For the past 47 years, Florida TaxWatch has been one of the state’s most influential government watchdogs.
The organization provides information to residents and public officials about local government taxation, expenditures, policies and programs, and creates a regular list of “budget turkeys” cautioning against government bloat.
Billed as an independent and nonpartisan research institute, Florida TaxWatch is often considered a conservative think tank, because it takes a hard-line approach to taxation. Most of the time, Florida TaxWatch prefers trimming fat, not bloating revenue.
So it’s understandable that its word of caution this week about Gov. Ron DeSantis’ priority property tax cut drew a bit of confusion from some. The group warned that the government can’t solve affordability by “simply discussing the increase in property tax.”
“Rather than force this issue to be decided in a hastily called Special Session it would be far better to have this issue taken up by the constitutionally mandated group Florida TaxWatch helped establish — the Taxation and Budget Reform Commission,” reads a TaxWatch analysis of the Governor’s proposal released ahead of this week’s now-concluded Special Session.
Enter former lawmaker Bob Rommel, Florida State Chair of the America First Policy Institute.
Rommel took to X after the TaxWatch analysis came out with a gif of an ostrich with its head stuck in the sand, asking the question, “where was TaxWatch the last seven years when local government was spending 300% above inflation?”

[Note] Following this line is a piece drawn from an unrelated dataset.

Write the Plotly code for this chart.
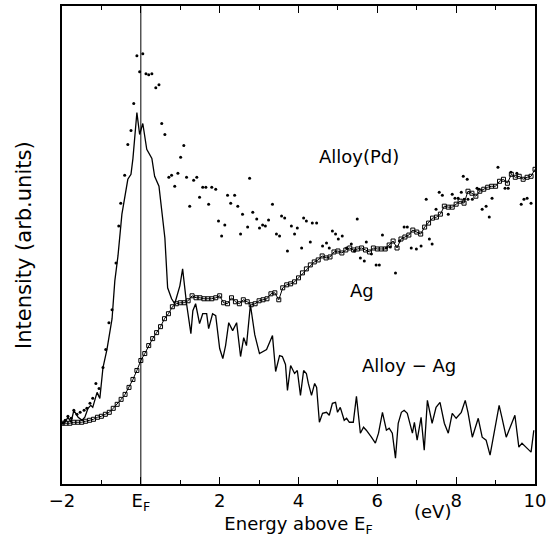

The better question might be, where was he?
The TaxWatch analysis, published Monday in alignment with the start of the Special Session to address property cuts, laid out the basics of DeSantis’ proposal: increasing the state’s homestead exemption from $50,000 now to $150,000 in 2027, then to $250,000 in 2028.
It specifically praised “the conversation about lowering property tax” and noted that guardrails were needed to curb local government spending it said has “far exceeded the growth in population and inflation over the last 10 years.”
The TaxWatch analysis was every bit as sharp as Floridians have come to expect from the government watchdog. It lamented governments living outside their means and agreed that “significant relief is warranted.”
The report did not call for no property tax relief, it called for a more pragmatic approach.
Perhaps Rommel didn’t read the full analysis. If he did, he’d know that Florida TaxWatch has done everything but put its head in the sand.
The analysis itself pointed directly to TaxWatch’s important work on ensuring the state and local governments are good stewards of taxpayer dollars. Its report, “Save Our Taxpayers — Property Tax Relief Must be Accomplished Equitably,” pointed directly to increased local government property tax collections and found taxpayers were due relief.
It also pointed to its “How Counties Compare” report showing how most Florida counties have increased property taxes far in excess of population and inflation over the past 10 years.
Reining in unnecessary spending is at the core of TaxWatch’s work. The group has spent decades building research practices and educational programming to not just be fiscal hawks on one-off policy discussions, but to create a policy environment throughout the state that balances public amenities with taxpayer cost.
While it often calls out “budget turkeys” in legislative and local budgets, it also exercises caution when proposed cuts are too deep and threaten the greater public good.
Rommel’s flippant post ignores that balance.
Florida taxpayers should be thrilled that the state’s preeminent fiscal hawks are working to ensure property tax relief, without simply shifting the fiscal burden to other fees and taxes, as numerous analyses have suggested will happen under the now-approved joint resolution creating a ballot question for November.
Suggesting that TaxWatch has had its head in the sand for the past seven years is pure political theater. As a recent TaxWatch government efficiency report notes, identifying taxpayer savings should “not be something we do every four years.”
It calls on the Legislature to enact a Florida Government Efficiency Act requiring the Governor’s annual budget to include efficiency and cost-saving features informed by the state’s Auditor General, the Office of Program Policy Analysis and Government Accountability, the constitutional Government Efficiency Task Force, agency inspectors general, state agencies and credible outside institutions, including itself.
That’s not nothing. In fact, it’s a lot.
Florida TaxWatch is not deterring property tax savings, it’s asking for such savings to be realized intentionally, carefully and prudently, in a way that saves taxpayers money without risking services that make Florida the economic powerhouse that it is.